Once, in 1994, those wacky kids put a police car on the roof of the campus’ Great Dome. In 1982, an MIT frat crew inflated and harmlessly exploded a balloon on the 46-yard line of a Harvard-Yale football game. In 1998, the university’s home page was replaced by an announcement that the Walt Disney Co. had purchased MIT for $6.9 billion. (Christopher Reynolds / Los Angeles Times)
A class at MIT
16. Women might at last be gaining clout at MIT. Or not.

Neuroscientist Susan Hockfield has been MIT’s president since 2004, and over the decades, female undergrad enrollment has gradually climbed to 45%. But the numbers are much smaller for grad students and smaller still for faculty -- “the leaky pipeline,” they call it.

On the Friday night of my visit, playwright and actress Gioia De Cari addressed that issue (and a few others) in a one-woman show (since closed) at the Central Square Theater -- “Truth Values: One Girl’s Romp Through M.I.T.'s Male Math Maze.”

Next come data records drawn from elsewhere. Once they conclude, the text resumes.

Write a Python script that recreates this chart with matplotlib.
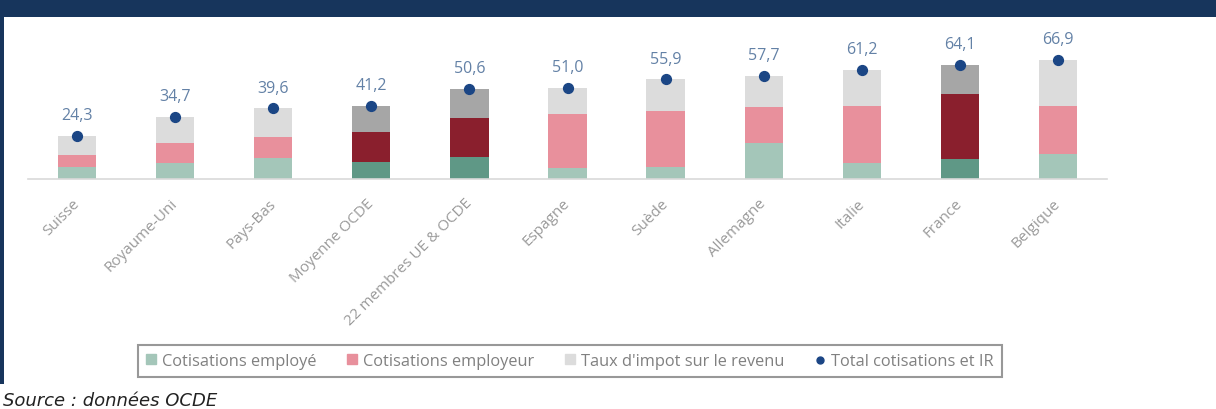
import numpy as np
import matplotlib.pyplot as plt
from matplotlib.patches import Rectangle, Patch
from matplotlib.lines import Line2D

# data (%)
pays = ['Suisse', 'Royaume-Uni', 'Pays-Bas', 'Moyenne OCDE', '22 membres UE & OCDE',
        'Espagne', 'Suède', 'Allemagne', 'Italie', 'France', 'Belgique']
employe = [6.4, 9.0, 11.8, 9.3, 12.1, 6.2, 6.7, 20.2, 9.0, 11.0, 13.7]
employeur = [6.7, 11.3, 11.8, 16.9, 22.0, 30.2, 31.6, 20.0, 32.1, 36.6, 27.3]
impot = [11.2, 14.4, 16.0, 15.0, 16.5, 14.6, 17.6, 17.5, 20.1, 16.5, 25.9]
total = [24.3, 34.7, 39.6, 41.2, 50.6, 51.0, 55.9, 57.7, 61.2, 64.1, 66.9]
mis_en_avant = ['Moyenne OCDE', '22 membres UE & OCDE', 'France']

navy = '#17355c'
c_emp = ['#5f9886' if p in mis_en_avant else '#a4c6b9' for p in pays]
c_pat = ['#8a1f2d' if p in mis_en_avant else '#e8909c' for p in pays]
c_imp = ['#a6a6a6' if p in mis_en_avant else '#dcdcdc' for p in pays]

fig = plt.figure(figsize=(12.16, 4.10), dpi=100)
fig.patch.set_facecolor('white')

# navy frame (top band + left strip)
fig.patches.append(Rectangle((0, 1 - 18 / 410), 1, 18 / 410, transform=fig.transFigure,
                             facecolor=navy, edgecolor='none', zorder=0))
fig.patches.append(Rectangle((0, 25 / 410), 4 / 1216, 1, transform=fig.transFigure,
                             facecolor=navy, edgecolor='none', zorder=0))

ax = fig.add_axes([28 / 1216, 1 - 179.7 / 410, 1079 / 1216, 142 / 410])
x = np.arange(len(pays))
w = 0.39
b1 = np.array(employe)
b2 = b1 + np.array(employeur)
ax.bar(x, employe, w, color=c_emp)
ax.bar(x, employeur, w, bottom=b1, color=c_pat)
ax.bar(x, impot, w, bottom=b2, color=c_imp)
ax.scatter(x, total, s=50, color='#1b4685', zorder=3, clip_on=False)

for xi, t in zip(x, total):
    ax.annotate(f'{t:.1f}'.replace('.', ','), (xi, t), xytext=(0, 15), textcoords='offset points',
                ha='center', va='center', fontsize=11.5, color='#6381a6', family='Open Sans')

ax.set_xlim(-0.5, len(pays) - 0.5)
ax.set_ylim(0, 80)
ax.set_yticks([])
ax.set_xticks(x - 0.05)
ax.set_xticklabels(pays, rotation=45, ha='right', rotation_mode='anchor',
                   fontsize=11, color='#9a9a9a', family='Open Sans')
ax.tick_params(axis='x', length=0, pad=12)
for s in ['top', 'left', 'right']:
    ax.spines[s].set_visible(False)
ax.spines['bottom'].set_color('#d9d9d9')
ax.spines['bottom'].set_linewidth(1.2)

handles = [Patch(color='#a4c6b9'), Patch(color='#e8909c'), Patch(color='#dcdcdc'),
           Line2D([], [], marker='o', ls='none', color='#1b4685', markersize=5)]
labels = ['Cotisations employé', 'Cotisations employeur', "Taux d'impot sur le revenu",
          'Total cotisations et IR']
leg = fig.legend(handles, labels, loc='center', bbox_to_anchor=(570 / 1216, 1 - 362 / 410),
                 ncol=4, frameon=True, fancybox=False, handlelength=0.6, handleheight=0.6,
                 handletextpad=0.35, columnspacing=1.9, borderpad=0.5,
                 prop={'family': 'Open Sans', 'size': 11.8})
for t in leg.get_texts():
    t.set_color('#808080')
leg.get_frame().set_edgecolor('#7f7f7f')
leg.get_frame().set_linewidth(1.5)

fig.text(3 / 1216, 1 - 401 / 410, 'Source : données OCDE', fontsize=13, style='italic',
         color='#222222', va='center', ha='left')

fig.savefig('out.png', dpi=100)
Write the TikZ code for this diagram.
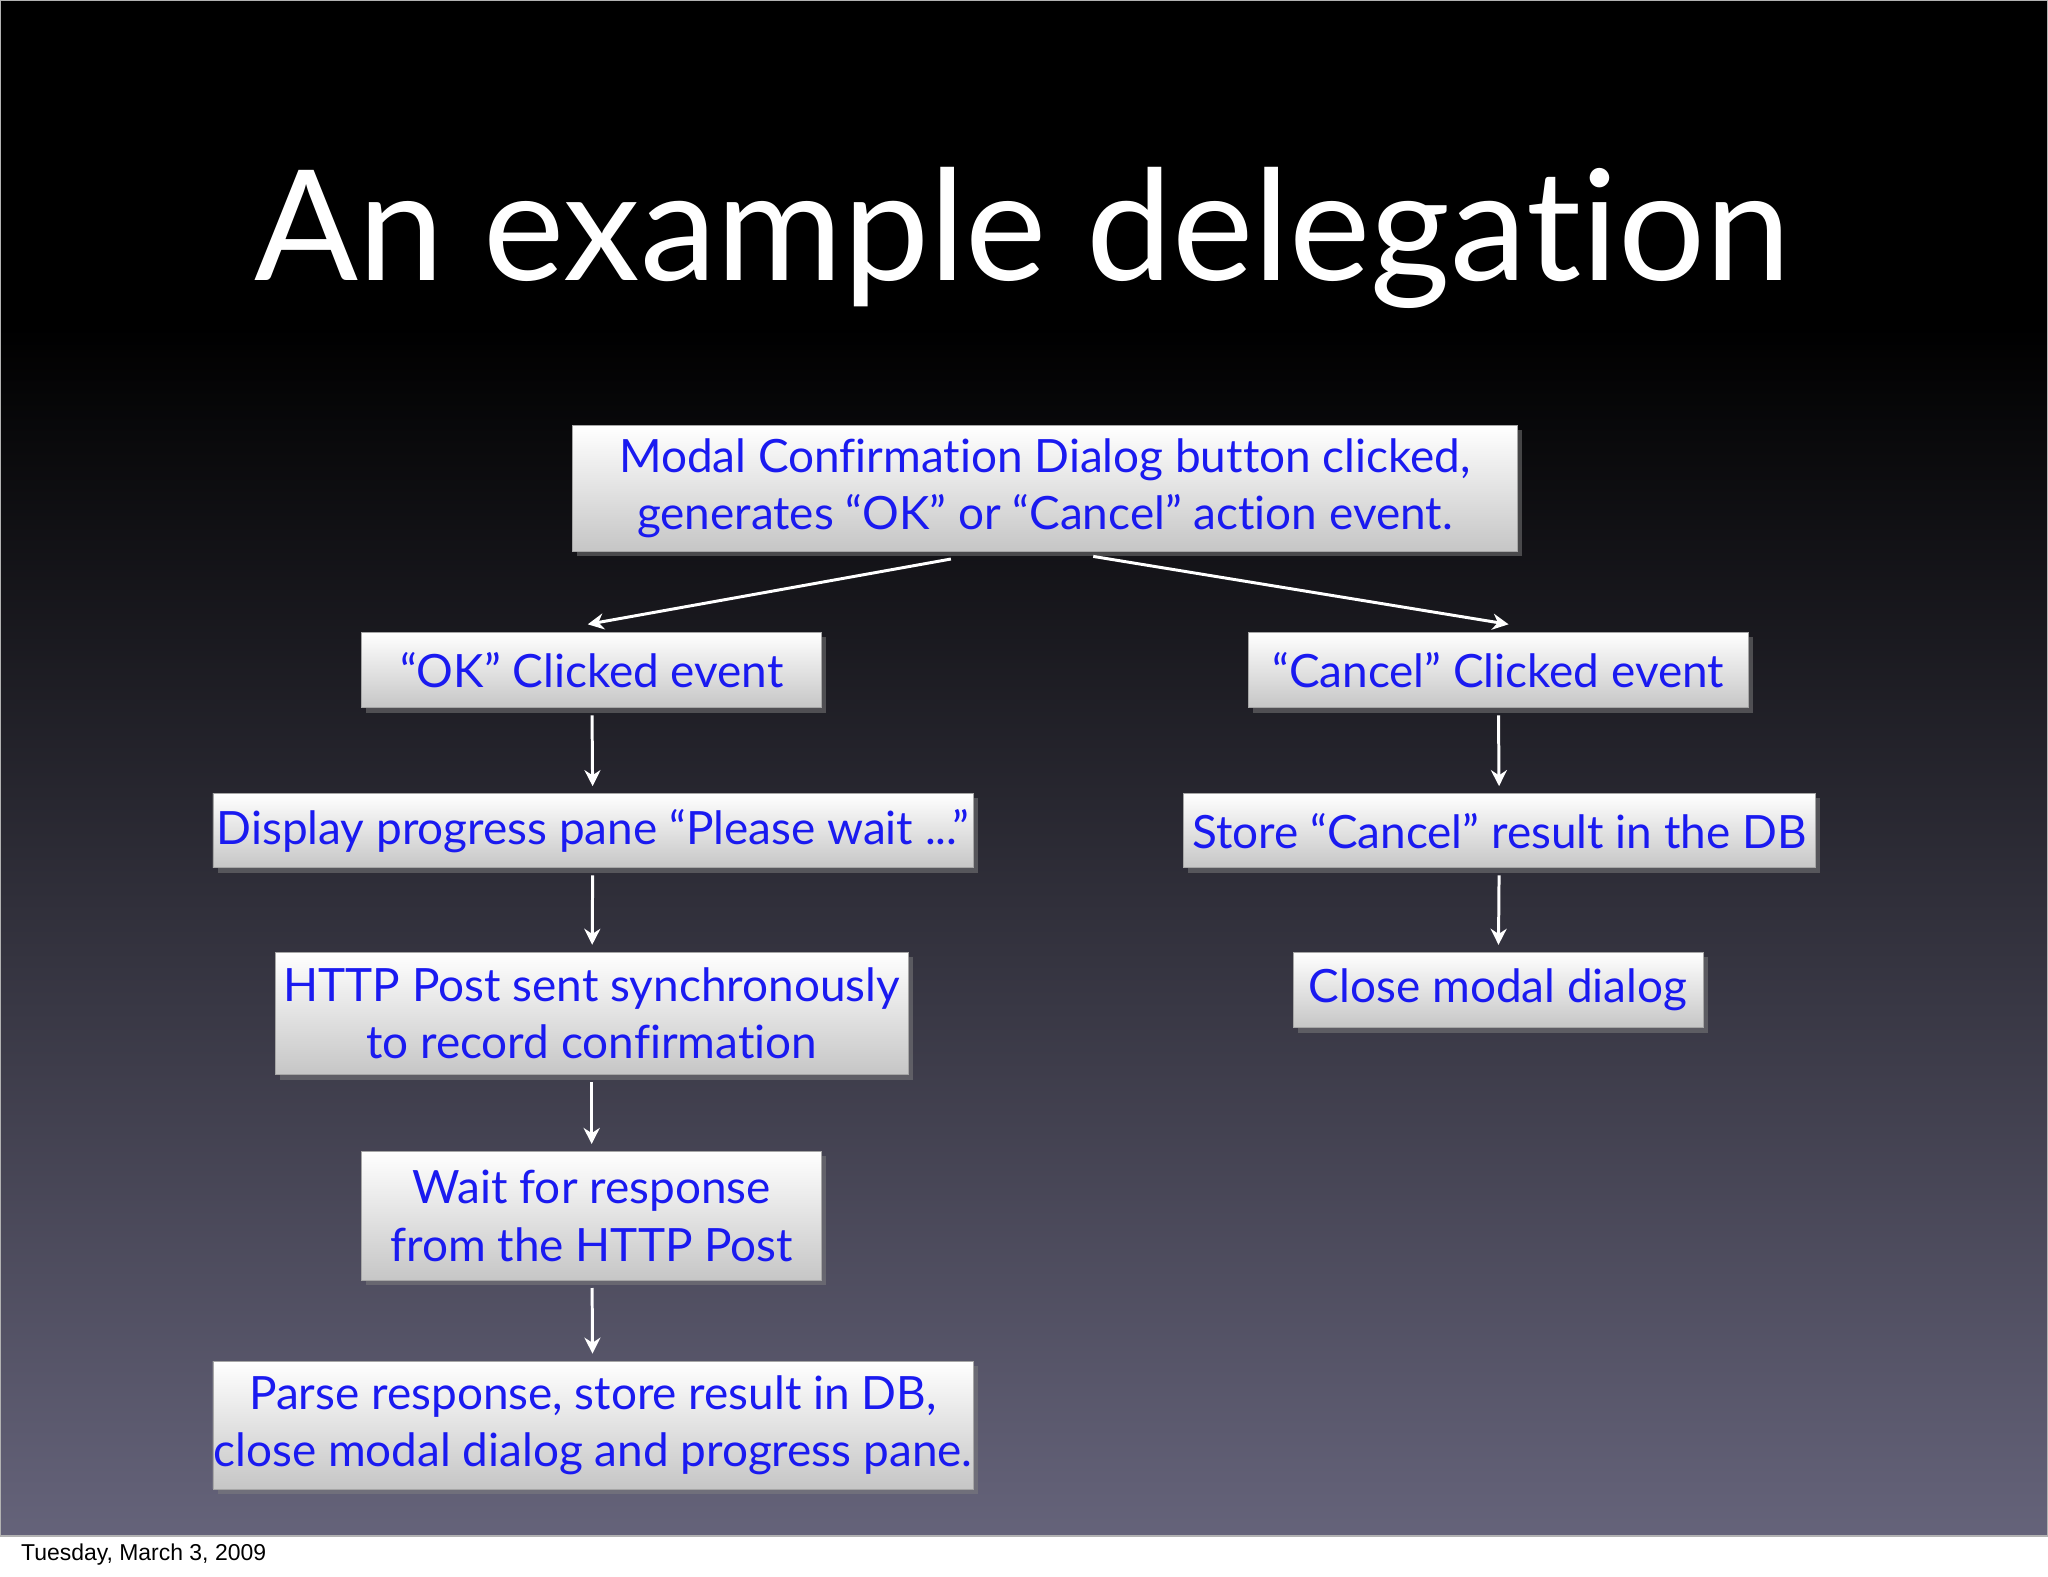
\documentclass[tikz,border=0pt]{standalone}
\usepackage{fontspec}
\setmainfont{Lato}[Ligatures=NoCommon]
\newfontfamily\dateFont{Liberation Sans}
\usetikzlibrary{shadows,arrows.meta}
\definecolor{slidebot}{HTML}{65637A}
\definecolor{boxtext}{HTML}{1A1AF0}
\begin{document}
\begin{tikzpicture}[x=0.02cm,y=-0.02cm,
  bx/.style={draw=gray!70, top color=white, bottom color=gray!45, text=boxtext,
    font=\fontsize{20}{25}\selectfont, align=center, inner sep=0pt,
    drop shadow={shadow xshift=2pt, shadow yshift=-2pt, opacity=0.5}},
  ar/.style={draw=white, line width=1.3pt, -{Stealth[length=7pt,width=7pt]}}]
\useasboundingbox (0,0) rectangle (1568,1207);
\fill[white] (0,0) rectangle (1568,1207);
\fill[black] (0,0) rectangle (1568,250);
\shade[top color=black, bottom color=slidebot] (0,250) rectangle (1568,1176);
\draw[gray!60, line width=0.5pt] (0,0) rectangle (1568,1176);
\node[text=white, font=\fontsize{67}{72}\selectfont] (title) at (783,182) {An example delegation};
\node[anchor=west, font=\dateFont\fontsize{10}{12}\selectfont] (date) at (10,1190) {Tuesday, March 3, 2009};

\node[bx, minimum width=14.48cm, minimum height=1.92cm] (top) at (800,374) {Modal Confirmation Dialog button clicked,\\generates “OK” or “Cancel” action event.};
\node[bx, minimum width=7.04cm, minimum height=1.16cm] (ok) at (453,513) {“OK” Clicked event};
\node[bx, minimum width=7.66cm, minimum height=1.16cm] (cancel) at (1147,513) {“Cancel” Clicked event};
\node[bx, minimum width=11.64cm, minimum height=1.14cm] (disp) at (454,636) {Display progress pane “Please wait ...”};
\node[bx, minimum width=9.68cm, minimum height=1.14cm] (store) at (1148,636) {Store “Cancel” result in the DB};
\node[bx, minimum width=9.7cm, minimum height=1.88cm] (http) at (453,776) {HTTP Post sent synchronously\\to record confirmation};
\node[bx, minimum width=6.28cm, minimum height=1.16cm] (close) at (1147,758) {Close modal dialog};
\node[bx, minimum width=7.04cm, minimum height=1.98cm] (wait) at (453,931) {Wait for response\\from the HTTP Post};
\node[bx, minimum width=11.64cm, minimum height=1.96cm] (parse) at (454,1091) {Parse response, store result in DB,\\close modal dialog and progress pane.};

\coordinate (tl) at (728,428);
\coordinate (tr) at (837,426);
\coordinate (okin) at (450,478);
\coordinate (cain) at (1155,478);
\draw[ar] (tl) -- (okin);
\draw[ar] (tr) -- (cain);
\draw[ar, shorten <=3pt, shorten >=3pt] (ok) -- (disp);
\draw[ar, shorten <=3pt, shorten >=3pt] (disp) -- (http);
\draw[ar, shorten <=3pt, shorten >=3pt] (http) -- (wait);
\draw[ar, shorten <=3pt, shorten >=3pt] (wait) -- (parse);
\draw[ar, shorten <=3pt, shorten >=3pt] (cancel) -- (store);
\draw[ar, shorten <=3pt, shorten >=3pt] (store) -- (close);
\end{tikzpicture}
\end{document}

Standing before a sold-out audience, De Cari, an ‘80s MIT grad school alumna, spun and sang tales of desperation, sexism and self-discovery among the numerati. Serious math, she mused, is really thought sculpture, built from the poetry of pattern but comprehensible to only about six people.

At about this point, De Cari grinned wickedly, pulled out her thesis and began reading aloud a passage of stupefying density. Cambridge comedy gold. If you see only one play this year about reflexive nonbinary relations, make it this one.